Alexandre Brasil lembra que Weber identificou toda uma rede de apoio social que as igrejas formavam como estratégia de sobrevivência. “Durkheim já falava isso no século 19: é impossível imaginar que todos os dias milhões de pessoas são enganadas por todas as religiões. Isso não existe. É preciso reconhecer aspectos positivos. Essas organizações sociais sabem se comunicar com os mais pobres, que procuram ali um espaço de defesa, de tratamento e segurança.” O sociólogo destaca que essa gente encontra o que busca. “O evangélico, que se sente contemplado e fortalecido por sua fé, pensa: ‘Vale a pena colocar até mesmo o meu dinheiro na igreja’.” Para Alexandre Brasil, diante de um país tão desigual, “os evangélicos têm o imperativo de ter a opção pelos pobres”.

O crescimento dos evangélicos na base da pirâmide social do país representa, no entender de Alexandre, uma grande oportunidade para as igrejas, dada a chance de promover transformações sociais. “É inegável a inserção social e a capilaridade das igrejas em termos de assistência social, de ações de saúde e participação em grandes e pequenos projetos”, diz o estudioso, observando a presença, na liderança evangélica, de pessoas com origem nas classes populares. “Os crentes são pobres, de periferia. E os líderes vêm daí também. Então, há uma afinidade maior com gente de origem pobre”. Por isso mesmo, muitas igrejas podem virar pólos de transformação social. “Há missionários que, sozinhos, com orçamento apertado, vendendo o almoço para pagar o jantar, conseguiram mudar indicadores sociais de comunidades e até de cidades inteiras”, afirma o pastor presbiteriano Fabrício Cunha, que faz doutorado em missões urbanas e comandou o Fórum Jovem de Missão Integral, um congresso que reuniu em junho de 2007, em Itu (SP), a nata dos novos missionários evangélicos – gente com grande preocupação social.

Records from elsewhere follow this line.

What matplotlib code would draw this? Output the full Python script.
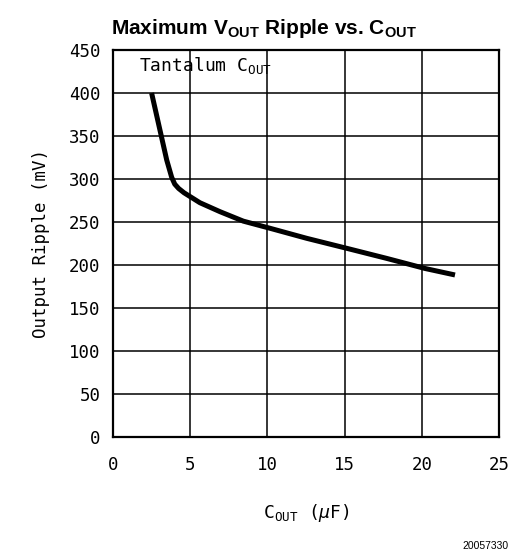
import matplotlib
matplotlib.use('Agg')
import matplotlib.pyplot as plt

plt.rcParams['font.family'] = ['DejaVu Sans Mono', 'DejaVu Sans']
plt.rcParams['mathtext.fontset'] = 'custom'
plt.rcParams['mathtext.rm'] = 'DejaVu Sans Mono'
plt.rcParams['mathtext.it'] = 'DejaVu Sans Mono:italic'
plt.rcParams['mathtext.bf'] = 'Liberation Sans:bold'

# curve
cout_uf = [2.5, 2.6, 3.04, 3.48, 3.8, 4.0, 4.25, 4.6, 5.63, 6.93, 8.44, 10.17, 12.55, 15.14, 17.7, 20.2, 22.15]
ripple_mv = [400, 392, 357, 322, 302, 294, 289, 284, 272.4, 262, 251, 242.7, 231, 219.4, 207.8, 196, 188.4]

x_ticks = [0, 5, 10, 15, 20, 25]
y_ticks = [0, 50, 100, 150, 200, 250, 300, 350, 400, 450]

fig = plt.figure(figsize=(5.27, 5.55), dpi=100)
ax = fig.add_axes([113/527, 1 - 437/555, 386/527, 387/555])

ax.plot(cout_uf, ripple_mv, color='black', lw=3.6, solid_capstyle='butt',
        solid_joinstyle='round', zorder=3)

ax.set_xlim(0, 25)
ax.set_ylim(0, 450)
ax.set_xticks(x_ticks)
ax.set_yticks(y_ticks)
ax.tick_params(length=0, labelsize=12.5)
ax.tick_params(axis='x', pad=14)
ax.tick_params(axis='y', pad=9)
ax.grid(True, color='black', lw=1.1)
for s in ax.spines.values():
    s.set_linewidth(1.6)

ax.text(1.7, 432, r'Tantalum C$_{\mathregular{OUT}}$', fontsize=13, va='center', ha='left')
ax.set_xlabel(r'C$_{\mathregular{OUT}}$ ($\mu$F)', fontsize=13, labelpad=20)
ax.set_ylabel('Output Ripple (mV)', fontsize=12.5, labelpad=14)

fig.text(264/527, 1 - 28/555, r'Maximum V$_{\mathbf{OUT}}$ Ripple vs. C$_{\mathbf{OUT}}$',
         ha='center', va='center', fontsize=15, fontweight='bold', family='Liberation Sans')
fig.text(509/527, 1 - 546/555, '20057330', ha='right', va='center', fontsize=7.5, family='Liberation Sans')

fig.savefig('out.png', dpi=100, facecolor='white')
plt.close()
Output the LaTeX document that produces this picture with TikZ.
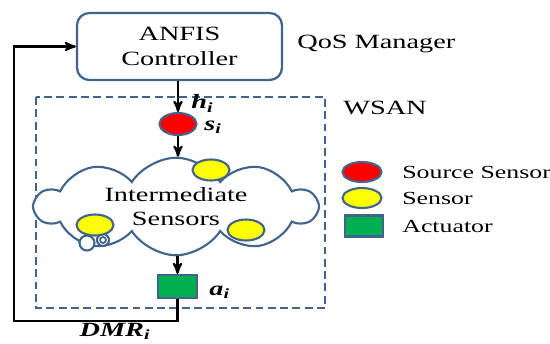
\documentclass[tikz,border=0pt]{standalone}
\usepackage{fontspec}
\setmainfont{Liberation Serif}[FakeStretch=1.4]
\usepackage{xcolor}
\usepackage{tikz}
\usetikzlibrary{positioning}
\usetikzlibrary{arrows,shapes}
\definecolor{edgeblue}{HTML}{41648C}
\definecolor{srcred}{HTML}{FF0000}
\definecolor{senyellow}{HTML}{FFFF00}
\definecolor{actgreen}{HTML}{00B050}
\newcommand{\lbl}[2]{\textbf{\textit{#1}\textsubscript{\textit{#2}}}}

\begin{document}
\begin{tikzpicture}
            [
            box/.style={rectangle,rounded corners=7pt,draw=edgeblue,line width=1.3pt,minimum width=4.1cm,minimum height=1.34cm,align=center,font=\fontsize{11.5}{14}\selectfont},
            source/.style={ellipse,draw=edgeblue,line width=1.2pt,fill=srcred,minimum width=0.74cm,minimum height=0.44cm,inner sep=0pt},
            sensor/.style={source,fill=senyellow,minimum height=0.42cm},
            actuator/.style={rectangle,draw=edgeblue,line width=1.2pt,fill=actgreen,minimum width=0.78cm,minimum height=0.46cm,inner sep=0pt},
            txt/.style={font=\fontsize{11.5}{14}\selectfont,inner sep=0pt,align=center},
            legend/.style={font=\fontsize{10.5}{12}\selectfont,inner sep=0pt,anchor=west},
            edge/.style={->,>=stealth',line width=1.2pt}
            ]
        \useasboundingbox (0,0) rectangle (11,-6.86);
        % controller and network
        \node[box] (anfis) at (3.59,-0.93) {ANFIS\\Controller};
        \node[txt,anchor=west] (qos) at (5.94,-0.88) {QoS Manager};
        \draw[edgeblue,line width=1.2pt,dash pattern=on 4.5pt off 2.5pt] (0.72,-1.94) rectangle (6.5,-6.16);
        \node[txt,anchor=west] (wsan) at (6.86,-2.16) {WSAN};
        \node[source] (src) at (3.56,-2.48) {};
        \node[txt,anchor=west] (hi) at (3.82,-2.07) {\lbl{h}{i}};
        \node[txt,anchor=west] (si) at (4.08,-2.54) {\lbl{s}{i}};
        \node[cloud,draw=edgeblue,line width=1.2pt,fill=white,cloud puffs=10,cloud puff arc=115,
              cloud ignores aspect,minimum width=5.62cm,minimum height=1.95cm,txt] (cloud) at (3.52,-4.13) {Intermediate\\Sensors};
        \draw[edgeblue,line width=1.2pt,fill=white] (1.74,-4.86) circle (0.15);
        \draw[edgeblue,line width=1.2pt,fill=white] (2.06,-4.8) circle (0.12);
        \draw[edgeblue,line width=1pt] (2.06,-4.8) circle (0.06);
        \node[sensor] (s1) at (4.22,-3.4) {};
        \node[sensor] (s2) at (1.9,-4.5) {};
        \node[sensor] (s3) at (4.92,-4.6) {};
        \node[actuator] (act) at (3.55,-5.73) {};
        \node[txt,anchor=west] (ai) at (4.18,-5.84) {\lbl{a}{i}};
        \coordinate (fb) at (0.28,-6.42);
        \node[txt] (dmr) at (2.3,-6.62) {\lbl{DMR}{i}};
        \draw[edge] (anfis.south -| src) -- (src.north);
        \draw[edge] (src.south) -- (src |- cloud.north);
        \draw[edge] (act |- cloud.south) -- (act.north);
        \draw[edge] (act.south) |- (fb) |- (anfis.west);
        % legend
        \node[source,minimum width=0.78cm,minimum height=0.4cm] (lsrc) at (7.24,-3.44) {};
        \node[sensor,minimum width=0.78cm,minimum height=0.4cm] (lsen) at (7.24,-3.96) {};
        \node[actuator,minimum width=0.76cm,minimum height=0.42cm] (lact) at (7.28,-4.52) {};
        \node[legend] (tsrc) at (8.04,-3.44) {Source Sensor};
        \node[legend] (tsen) at (8.04,-3.96) {Sensor};
        \node[legend] (tact) at (8.04,-4.52) {Actuator};
\end{tikzpicture}
\end{document}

Para Cunha, as demandas sociais são enormes no país e as congregações estão despertando para a realidade das periferias, onde os pentecostais ganham espaço. “Vemos nas Escrituras que Deus tem uma preferência pelo pobre, mas não quer que ele fique assim. E quando esse pobre encontra o padrão evangélico, que é um padrão ético alto, ele prospera, pois passa a ter a vida mais regrada. Controla mais o orçamento, busca informação”, argumenta. Ele critica, porém, a idéia de colocar todos os crentes no mesmo barco. “Dizer que há uma Igreja Evangélica hoje no Brasil é uma mentira. Não há legitimidade para falar em nome de uma instituição única”, destaca, lembrando de grupos com atuação oposta. “Há gente, louca ou mal intencionada, que leva as pessoas a fazer votos que começam em R$ 10 mil e chegam ao vale-transporte”, lamenta.

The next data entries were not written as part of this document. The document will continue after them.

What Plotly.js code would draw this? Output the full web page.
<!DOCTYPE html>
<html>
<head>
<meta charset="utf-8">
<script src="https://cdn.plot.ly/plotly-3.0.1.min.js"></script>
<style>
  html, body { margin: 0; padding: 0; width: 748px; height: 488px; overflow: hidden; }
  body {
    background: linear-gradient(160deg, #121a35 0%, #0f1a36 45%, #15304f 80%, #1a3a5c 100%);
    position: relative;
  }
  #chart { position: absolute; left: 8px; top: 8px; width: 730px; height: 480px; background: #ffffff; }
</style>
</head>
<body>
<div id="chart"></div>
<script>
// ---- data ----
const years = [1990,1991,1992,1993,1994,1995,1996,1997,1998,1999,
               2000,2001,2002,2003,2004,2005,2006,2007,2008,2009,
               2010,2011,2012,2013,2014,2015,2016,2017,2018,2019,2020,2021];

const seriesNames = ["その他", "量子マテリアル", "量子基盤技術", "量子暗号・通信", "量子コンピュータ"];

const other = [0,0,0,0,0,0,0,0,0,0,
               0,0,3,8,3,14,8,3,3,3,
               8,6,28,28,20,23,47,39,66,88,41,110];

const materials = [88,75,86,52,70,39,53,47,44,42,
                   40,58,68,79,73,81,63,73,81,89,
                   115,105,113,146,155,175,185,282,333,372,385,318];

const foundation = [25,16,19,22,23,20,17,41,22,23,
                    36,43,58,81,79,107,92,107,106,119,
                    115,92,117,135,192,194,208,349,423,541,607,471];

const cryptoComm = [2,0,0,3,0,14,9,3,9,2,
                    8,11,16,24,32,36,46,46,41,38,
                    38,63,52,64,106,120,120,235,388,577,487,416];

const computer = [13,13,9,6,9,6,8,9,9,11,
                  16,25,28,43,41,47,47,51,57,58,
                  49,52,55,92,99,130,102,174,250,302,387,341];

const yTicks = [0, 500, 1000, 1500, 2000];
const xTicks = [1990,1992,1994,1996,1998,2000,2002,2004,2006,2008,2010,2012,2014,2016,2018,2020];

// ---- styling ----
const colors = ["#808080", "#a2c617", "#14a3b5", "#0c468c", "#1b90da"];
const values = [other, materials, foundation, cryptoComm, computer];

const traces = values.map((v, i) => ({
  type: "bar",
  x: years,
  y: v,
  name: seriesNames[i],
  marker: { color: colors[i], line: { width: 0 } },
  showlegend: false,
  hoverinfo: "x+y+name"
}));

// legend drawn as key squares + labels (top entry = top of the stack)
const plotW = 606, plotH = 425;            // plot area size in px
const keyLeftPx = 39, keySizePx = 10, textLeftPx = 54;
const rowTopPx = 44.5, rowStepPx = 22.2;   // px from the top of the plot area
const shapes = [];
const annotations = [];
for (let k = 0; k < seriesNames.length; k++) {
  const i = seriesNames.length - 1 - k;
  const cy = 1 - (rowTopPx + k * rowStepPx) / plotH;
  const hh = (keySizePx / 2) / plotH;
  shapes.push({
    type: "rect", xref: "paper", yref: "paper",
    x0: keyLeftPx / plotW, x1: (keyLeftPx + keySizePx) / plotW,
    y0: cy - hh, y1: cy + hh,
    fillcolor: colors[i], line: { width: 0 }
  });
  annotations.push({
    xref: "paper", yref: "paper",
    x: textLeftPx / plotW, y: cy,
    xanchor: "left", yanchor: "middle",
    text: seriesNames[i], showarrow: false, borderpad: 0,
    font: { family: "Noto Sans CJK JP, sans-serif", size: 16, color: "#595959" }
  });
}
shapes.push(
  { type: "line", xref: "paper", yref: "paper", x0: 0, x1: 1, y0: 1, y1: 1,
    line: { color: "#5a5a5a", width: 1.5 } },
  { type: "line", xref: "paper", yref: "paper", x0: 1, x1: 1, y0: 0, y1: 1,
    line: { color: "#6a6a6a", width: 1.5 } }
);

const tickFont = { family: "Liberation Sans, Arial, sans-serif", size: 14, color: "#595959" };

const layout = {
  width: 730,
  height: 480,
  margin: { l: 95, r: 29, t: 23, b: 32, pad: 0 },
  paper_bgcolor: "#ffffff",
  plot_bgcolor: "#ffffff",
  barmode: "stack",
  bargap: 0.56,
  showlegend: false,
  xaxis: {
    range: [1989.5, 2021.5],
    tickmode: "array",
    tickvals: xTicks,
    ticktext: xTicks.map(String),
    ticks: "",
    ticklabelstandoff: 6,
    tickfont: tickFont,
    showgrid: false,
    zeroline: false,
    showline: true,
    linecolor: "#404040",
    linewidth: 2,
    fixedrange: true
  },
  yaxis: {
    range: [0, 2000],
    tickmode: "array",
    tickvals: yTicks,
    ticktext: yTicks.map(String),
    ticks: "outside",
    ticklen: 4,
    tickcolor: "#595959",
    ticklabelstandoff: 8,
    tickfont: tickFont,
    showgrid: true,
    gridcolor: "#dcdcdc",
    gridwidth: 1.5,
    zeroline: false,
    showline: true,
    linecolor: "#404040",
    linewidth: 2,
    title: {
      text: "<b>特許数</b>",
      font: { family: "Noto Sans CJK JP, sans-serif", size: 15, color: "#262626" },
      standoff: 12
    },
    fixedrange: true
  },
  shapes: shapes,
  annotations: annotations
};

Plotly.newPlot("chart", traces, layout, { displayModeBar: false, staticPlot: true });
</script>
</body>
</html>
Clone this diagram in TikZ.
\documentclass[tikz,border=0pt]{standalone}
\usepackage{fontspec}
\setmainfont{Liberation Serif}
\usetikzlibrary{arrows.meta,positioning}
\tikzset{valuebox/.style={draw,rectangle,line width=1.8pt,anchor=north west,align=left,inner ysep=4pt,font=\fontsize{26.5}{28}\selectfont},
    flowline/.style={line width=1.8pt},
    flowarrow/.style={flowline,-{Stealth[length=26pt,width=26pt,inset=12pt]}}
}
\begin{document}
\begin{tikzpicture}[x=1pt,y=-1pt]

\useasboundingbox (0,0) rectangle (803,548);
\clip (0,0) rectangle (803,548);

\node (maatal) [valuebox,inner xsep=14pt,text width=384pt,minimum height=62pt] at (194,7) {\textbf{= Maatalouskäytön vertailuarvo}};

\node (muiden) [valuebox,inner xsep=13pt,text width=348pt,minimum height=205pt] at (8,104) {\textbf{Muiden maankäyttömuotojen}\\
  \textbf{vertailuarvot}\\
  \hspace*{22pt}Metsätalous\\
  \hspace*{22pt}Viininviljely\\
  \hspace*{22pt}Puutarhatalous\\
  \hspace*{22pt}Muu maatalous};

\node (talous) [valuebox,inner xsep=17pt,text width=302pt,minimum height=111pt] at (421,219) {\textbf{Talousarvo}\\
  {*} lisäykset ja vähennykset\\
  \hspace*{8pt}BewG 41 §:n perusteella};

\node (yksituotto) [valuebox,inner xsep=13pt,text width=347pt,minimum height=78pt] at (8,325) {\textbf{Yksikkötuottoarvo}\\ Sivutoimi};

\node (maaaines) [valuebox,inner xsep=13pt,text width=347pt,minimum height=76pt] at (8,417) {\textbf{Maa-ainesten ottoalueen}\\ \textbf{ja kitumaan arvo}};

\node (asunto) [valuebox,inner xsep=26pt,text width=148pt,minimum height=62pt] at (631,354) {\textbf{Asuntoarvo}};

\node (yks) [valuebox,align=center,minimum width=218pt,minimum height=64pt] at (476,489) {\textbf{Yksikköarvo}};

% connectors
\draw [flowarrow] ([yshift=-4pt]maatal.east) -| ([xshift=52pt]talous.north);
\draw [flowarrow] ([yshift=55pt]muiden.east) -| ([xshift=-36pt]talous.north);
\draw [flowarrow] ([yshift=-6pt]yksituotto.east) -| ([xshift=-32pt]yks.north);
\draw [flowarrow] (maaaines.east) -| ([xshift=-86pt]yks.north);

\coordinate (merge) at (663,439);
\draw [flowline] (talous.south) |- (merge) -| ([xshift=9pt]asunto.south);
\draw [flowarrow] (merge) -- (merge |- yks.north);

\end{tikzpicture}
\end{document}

“De bolso para bolso” – No entender de José Miranda Filho, presidente da Aliança Bíblica Missionária (ABU), é muito simplista imaginar que a grande quantidade de doações, detectadas nas pesquisas da FGV e do IBGE, seja produto do oportunismo religioso de lideranças corruptas. “Não é possível mensurar a qualidade da esperança dos que contribuem com coração aberto, sendo ricos ou pobres. Há quem doe caindo no discurso de comprar a bênção; mas há quem tem fé no Deus bom que não abandona seus filhos”, declara, distinguindo pobreza de miséria, em que as condições de vida ficam extremas. Ele sublinha que a maior parte das doações, entre os evangélicos, não vão para as instituições, mas sim “de bolso para bolso”, já que os crentes ajudam uns aos outros. “Solidariedade não passa pelo caixa das igrejas. Grande parte dos recursos não estão ao dispor delas”, explica.

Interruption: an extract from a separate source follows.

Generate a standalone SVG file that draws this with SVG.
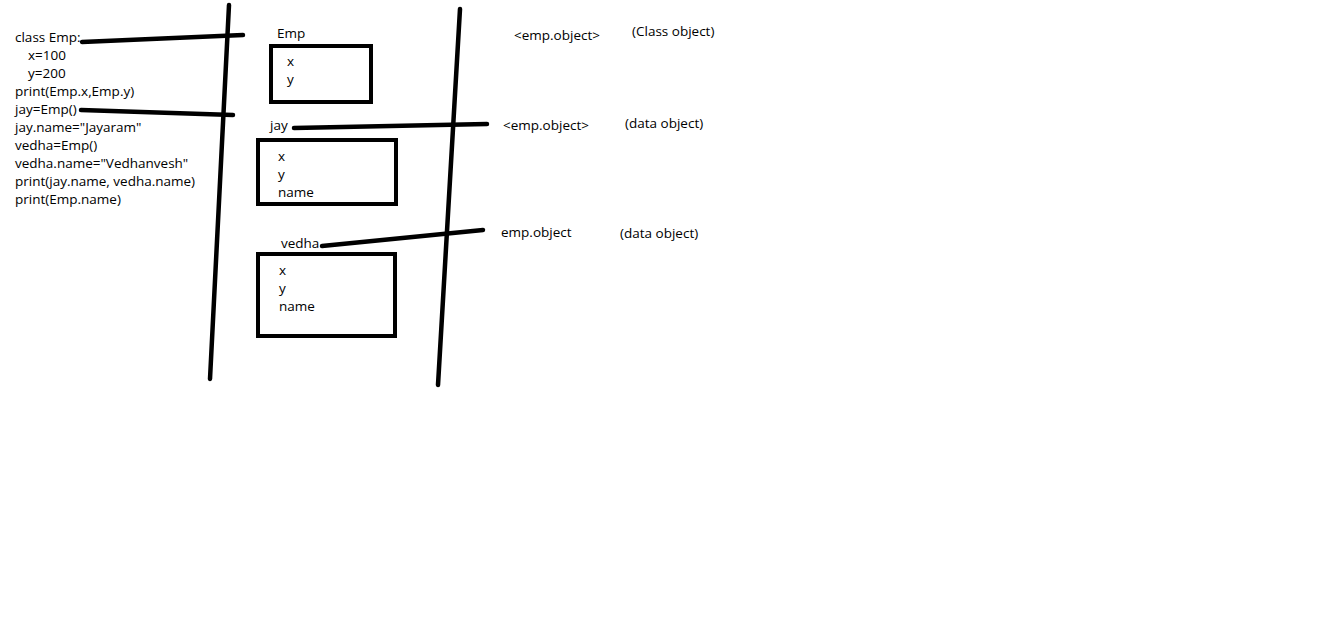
<svg xmlns="http://www.w3.org/2000/svg" width="1344" height="619" viewBox="0 0 1344 619">
<style>
text{font-family:"Open Sans","Noto Sans",sans-serif;font-size:13.5px;fill:#000}
.box{fill:none;stroke:#000;stroke-width:4}
.ln{stroke:#000;stroke-width:4.5;stroke-linecap:round;fill:none}
</style>
<rect width="1344" height="619" fill="#fff"/>
<g id="code">
<text x="15" y="42">class Emp:</text>
<text x="28" y="60">x=100</text>
<text x="28" y="78">y=200</text>
<text x="15" y="96">print(Emp.x,Emp.y)</text>
<text x="15" y="114">jay=Emp()</text>
<text x="15" y="132">jay.name="Jayaram"</text>
<text x="15" y="150">vedha=Emp()</text>
<text x="15" y="168">vedha.name="Vedhanvesh"</text>
<text x="15" y="186">print(jay.name, vedha.name)</text>
<text x="15" y="204">print(Emp.name)</text>
</g>
<g id="connectors">
<line class="ln" x1="229" y1="5" x2="210" y2="379"/>
<line class="ln" x1="460" y1="9" x2="438" y2="385"/>
<line class="ln" x1="82" y1="42" x2="243" y2="35"/>
<line class="ln" x1="81" y1="110" x2="233" y2="115"/>
<line class="ln" x1="294" y1="128" x2="487" y2="124"/>
<line class="ln" x1="322" y1="246" x2="483" y2="230"/>
</g>
<g id="emp-class">
<text x="277" y="38">Emp</text>
<rect class="box" x="271" y="46" width="100" height="56"/>
<text x="287" y="66">x</text>
<text x="287" y="84">y</text>
</g>
<g id="jay">
<text x="270" y="130">jay</text>
<rect class="box" x="258" y="140" width="138" height="64"/>
<text x="278" y="161">x</text>
<text x="278" y="179">y</text>
<text x="278" y="197">name</text>
</g>
<g id="vedha">
<text x="281" y="248">vedha</text>
<rect class="box" x="258" y="254" width="137" height="82"/>
<text x="279" y="275">x</text>
<text x="279" y="293">y</text>
<text x="279" y="311">name</text>
</g>
<g id="labels">
<text x="514" y="40">&lt;emp.object&gt;</text>
<text x="632" y="36">(Class object)</text>
<text x="503" y="130">&lt;emp.object&gt;</text>
<text x="625" y="128">(data object)</text>
<text x="501" y="237">emp.object</text>
<text x="620" y="238">(data object)</text>
</g>
</svg>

Miranda salienta que, entre os evangélicos, é ainda mais comum doar tempo e atenção, em trabalhos voluntários, do que dinheiro. “Conheço o exemplo de Pentecostes, cidade do interior do Ceará, onde um amigo cristão, doutor em química, resolveu doar os seus fins de semana, durante anos, para alfabetizar e preparar adultos para a universidade.” Em pouco tempo, conta, aquele projeto, que começou com apenas dois alunos, conseguiu alcançar 500 pessoas. “Quanto se gastou naquela iniciativa? Pouquíssimo. Mas, no ano passado, 80 daqueles alfabetizados fizeram vestibular, e vinte passaram para a Universidade Federal do Ceará”, comemora. Miranda, pós-graduado em economia, faz restrições à idéia de avaliar a qualidade de vida apenas em comparações relacionadas ao nível social e à renda. “As pesquisas sócio-econômicas colocam o foco na horizontalidade dessas relações de classes, não na verticalidade da relação com Deus. Não conseguem mostrar o nível de verdadeira qualidade de esperança, de alegria, de fé.”